_Task_
Output the full material exactly as it appears here.

============================================================

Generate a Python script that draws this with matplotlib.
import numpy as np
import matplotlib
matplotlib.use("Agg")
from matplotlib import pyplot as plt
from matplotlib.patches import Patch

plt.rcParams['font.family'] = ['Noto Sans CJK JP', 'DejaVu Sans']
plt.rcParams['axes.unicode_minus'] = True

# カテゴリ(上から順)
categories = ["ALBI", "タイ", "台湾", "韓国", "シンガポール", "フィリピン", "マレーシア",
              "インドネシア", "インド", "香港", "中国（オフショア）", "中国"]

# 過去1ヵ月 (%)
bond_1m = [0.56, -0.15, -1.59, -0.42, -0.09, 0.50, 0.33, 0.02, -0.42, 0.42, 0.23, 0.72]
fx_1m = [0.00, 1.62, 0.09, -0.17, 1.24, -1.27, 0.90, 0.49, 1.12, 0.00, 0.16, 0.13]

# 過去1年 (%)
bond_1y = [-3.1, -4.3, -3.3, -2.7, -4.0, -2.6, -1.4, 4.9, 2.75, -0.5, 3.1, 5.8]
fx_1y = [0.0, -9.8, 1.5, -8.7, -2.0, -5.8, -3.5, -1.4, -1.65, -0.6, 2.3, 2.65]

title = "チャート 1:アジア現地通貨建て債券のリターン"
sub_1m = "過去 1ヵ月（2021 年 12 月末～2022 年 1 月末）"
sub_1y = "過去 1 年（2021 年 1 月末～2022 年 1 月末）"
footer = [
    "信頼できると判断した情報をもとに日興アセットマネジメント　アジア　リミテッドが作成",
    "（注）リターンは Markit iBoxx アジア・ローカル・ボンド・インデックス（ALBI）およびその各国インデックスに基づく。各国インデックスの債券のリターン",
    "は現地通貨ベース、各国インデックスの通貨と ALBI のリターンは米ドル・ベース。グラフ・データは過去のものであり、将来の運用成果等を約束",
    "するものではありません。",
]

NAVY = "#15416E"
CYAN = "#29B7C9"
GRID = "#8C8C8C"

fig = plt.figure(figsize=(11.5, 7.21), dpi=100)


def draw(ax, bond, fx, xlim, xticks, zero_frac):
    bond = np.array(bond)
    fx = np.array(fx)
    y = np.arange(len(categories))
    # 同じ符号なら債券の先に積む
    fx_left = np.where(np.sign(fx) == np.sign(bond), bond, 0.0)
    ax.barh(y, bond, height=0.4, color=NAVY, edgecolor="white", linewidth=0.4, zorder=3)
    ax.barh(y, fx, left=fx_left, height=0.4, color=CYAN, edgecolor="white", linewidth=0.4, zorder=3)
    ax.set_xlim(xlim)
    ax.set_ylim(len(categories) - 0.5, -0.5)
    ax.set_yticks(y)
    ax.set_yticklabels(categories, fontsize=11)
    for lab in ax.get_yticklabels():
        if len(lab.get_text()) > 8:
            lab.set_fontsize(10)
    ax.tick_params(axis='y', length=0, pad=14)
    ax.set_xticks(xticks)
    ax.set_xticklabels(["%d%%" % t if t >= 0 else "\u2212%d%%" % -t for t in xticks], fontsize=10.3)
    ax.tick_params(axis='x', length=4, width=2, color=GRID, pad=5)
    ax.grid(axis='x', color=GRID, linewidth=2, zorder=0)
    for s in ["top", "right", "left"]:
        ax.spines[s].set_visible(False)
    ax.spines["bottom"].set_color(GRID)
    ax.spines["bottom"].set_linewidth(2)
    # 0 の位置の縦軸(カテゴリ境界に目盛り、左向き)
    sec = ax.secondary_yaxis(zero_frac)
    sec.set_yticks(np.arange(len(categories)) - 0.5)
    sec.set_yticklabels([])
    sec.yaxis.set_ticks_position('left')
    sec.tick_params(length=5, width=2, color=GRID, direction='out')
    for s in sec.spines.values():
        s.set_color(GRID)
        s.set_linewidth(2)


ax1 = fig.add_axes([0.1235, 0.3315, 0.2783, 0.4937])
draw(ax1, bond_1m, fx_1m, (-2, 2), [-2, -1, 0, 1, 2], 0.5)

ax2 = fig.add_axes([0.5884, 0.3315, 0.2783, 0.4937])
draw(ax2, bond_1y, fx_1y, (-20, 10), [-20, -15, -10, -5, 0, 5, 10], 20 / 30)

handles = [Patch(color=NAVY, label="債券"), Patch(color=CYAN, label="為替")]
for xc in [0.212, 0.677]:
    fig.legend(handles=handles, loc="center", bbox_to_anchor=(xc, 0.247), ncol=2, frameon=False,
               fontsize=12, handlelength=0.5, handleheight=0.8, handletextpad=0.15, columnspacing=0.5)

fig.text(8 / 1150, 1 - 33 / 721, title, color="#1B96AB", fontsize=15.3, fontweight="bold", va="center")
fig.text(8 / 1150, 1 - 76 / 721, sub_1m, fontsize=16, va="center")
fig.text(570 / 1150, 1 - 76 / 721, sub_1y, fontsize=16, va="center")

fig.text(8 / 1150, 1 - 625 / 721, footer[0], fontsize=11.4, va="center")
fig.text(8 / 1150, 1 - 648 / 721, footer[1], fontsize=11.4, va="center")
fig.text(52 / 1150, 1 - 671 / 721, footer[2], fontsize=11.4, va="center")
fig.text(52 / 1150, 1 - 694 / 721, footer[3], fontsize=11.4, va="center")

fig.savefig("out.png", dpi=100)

============================================================

_Result of this exercise_
Generate a Python script that draws this with matplotlib.
import numpy as np
import matplotlib
matplotlib.use("Agg")
from matplotlib import pyplot as plt
from matplotlib.patches import Patch

plt.rcParams['font.family'] = ['Noto Sans CJK JP', 'DejaVu Sans']
plt.rcParams['axes.unicode_minus'] = True

# カテゴリ(上から順)
categories = ["ALBI", "タイ", "台湾", "韓国", "シンガポール", "フィリピン", "マレーシア",
              "インドネシア", "インド", "香港", "中国（オフショア）", "中国"]

# 過去1ヵ月 (%)
bond_1m = [0.56, -0.15, -1.59, -0.42, -0.09, 0.50, 0.33, 0.02, -0.42, 0.42, 0.23, 0.72]
fx_1m = [0.00, 1.62, 0.09, -0.17, 1.24, -1.27, 0.90, 0.49, 1.12, 0.00, 0.16, 0.13]

# 過去1年 (%)
bond_1y = [-3.1, -4.3, -3.3, -2.7, -4.0, -2.6, -1.4, 4.9, 2.75, -0.5, 3.1, 5.8]
fx_1y = [0.0, -9.8, 1.5, -8.7, -2.0, -5.8, -3.5, -1.4, -1.65, -0.6, 2.3, 2.65]

title = "チャート 1:アジア現地通貨建て債券のリターン"
sub_1m = "過去 1ヵ月（2021 年 12 月末～2022 年 1 月末）"
sub_1y = "過去 1 年（2021 年 1 月末～2022 年 1 月末）"
footer = [
    "信頼できると判断した情報をもとに日興アセットマネジメント　アジア　リミテッドが作成",
    "（注）リターンは Markit iBoxx アジア・ローカル・ボンド・インデックス（ALBI）およびその各国インデックスに基づく。各国インデックスの債券のリターン",
    "は現地通貨ベース、各国インデックスの通貨と ALBI のリターンは米ドル・ベース。グラフ・データは過去のものであり、将来の運用成果等を約束",
    "するものではありません。",
]

NAVY = "#15416E"
CYAN = "#29B7C9"
GRID = "#8C8C8C"

fig = plt.figure(figsize=(11.5, 7.21), dpi=100)


def draw(ax, bond, fx, xlim, xticks, zero_frac):
    bond = np.array(bond)
    fx = np.array(fx)
    y = np.arange(len(categories))
    # 同じ符号なら債券の先に積む
    fx_left = np.where(np.sign(fx) == np.sign(bond), bond, 0.0)
    ax.barh(y, bond, height=0.4, color=NAVY, edgecolor="white", linewidth=0.4, zorder=3)
    ax.barh(y, fx, left=fx_left, height=0.4, color=CYAN, edgecolor="white", linewidth=0.4, zorder=3)
    ax.set_xlim(xlim)
    ax.set_ylim(len(categories) - 0.5, -0.5)
    ax.set_yticks(y)
    ax.set_yticklabels(categories, fontsize=11)
    for lab in ax.get_yticklabels():
        if len(lab.get_text()) > 8:
            lab.set_fontsize(10)
    ax.tick_params(axis='y', length=0, pad=14)
    ax.set_xticks(xticks)
    ax.set_xticklabels(["%d%%" % t if t >= 0 else "\u2212%d%%" % -t for t in xticks], fontsize=10.3)
    ax.tick_params(axis='x', length=4, width=2, color=GRID, pad=5)
    ax.grid(axis='x', color=GRID, linewidth=2, zorder=0)
    for s in ["top", "right", "left"]:
        ax.spines[s].set_visible(False)
    ax.spines["bottom"].set_color(GRID)
    ax.spines["bottom"].set_linewidth(2)
    # 0 の位置の縦軸(カテゴリ境界に目盛り、左向き)
    sec = ax.secondary_yaxis(zero_frac)
    sec.set_yticks(np.arange(len(categories)) - 0.5)
    sec.set_yticklabels([])
    sec.yaxis.set_ticks_position('left')
    sec.tick_params(length=5, width=2, color=GRID, direction='out')
    for s in sec.spines.values():
        s.set_color(GRID)
        s.set_linewidth(2)


ax1 = fig.add_axes([0.1235, 0.3315, 0.2783, 0.4937])
draw(ax1, bond_1m, fx_1m, (-2, 2), [-2, -1, 0, 1, 2], 0.5)

ax2 = fig.add_axes([0.5884, 0.3315, 0.2783, 0.4937])
draw(ax2, bond_1y, fx_1y, (-20, 10), [-20, -15, -10, -5, 0, 5, 10], 20 / 30)

handles = [Patch(color=NAVY, label="債券"), Patch(color=CYAN, label="為替")]
for xc in [0.212, 0.677]:
    fig.legend(handles=handles, loc="center", bbox_to_anchor=(xc, 0.247), ncol=2, frameon=False,
               fontsize=12, handlelength=0.5, handleheight=0.8, handletextpad=0.15, columnspacing=0.5)

fig.text(8 / 1150, 1 - 33 / 721, title, color="#1B96AB", fontsize=15.3, fontweight="bold", va="center")
fig.text(8 / 1150, 1 - 76 / 721, sub_1m, fontsize=16, va="center")
fig.text(570 / 1150, 1 - 76 / 721, sub_1y, fontsize=16, va="center")

fig.text(8 / 1150, 1 - 625 / 721, footer[0], fontsize=11.4, va="center")
fig.text(8 / 1150, 1 - 648 / 721, footer[1], fontsize=11.4, va="center")
fig.text(52 / 1150, 1 - 671 / 721, footer[2], fontsize=11.4, va="center")
fig.text(52 / 1150, 1 - 694 / 721, footer[3], fontsize=11.4, va="center")

fig.savefig("out.png", dpi=100)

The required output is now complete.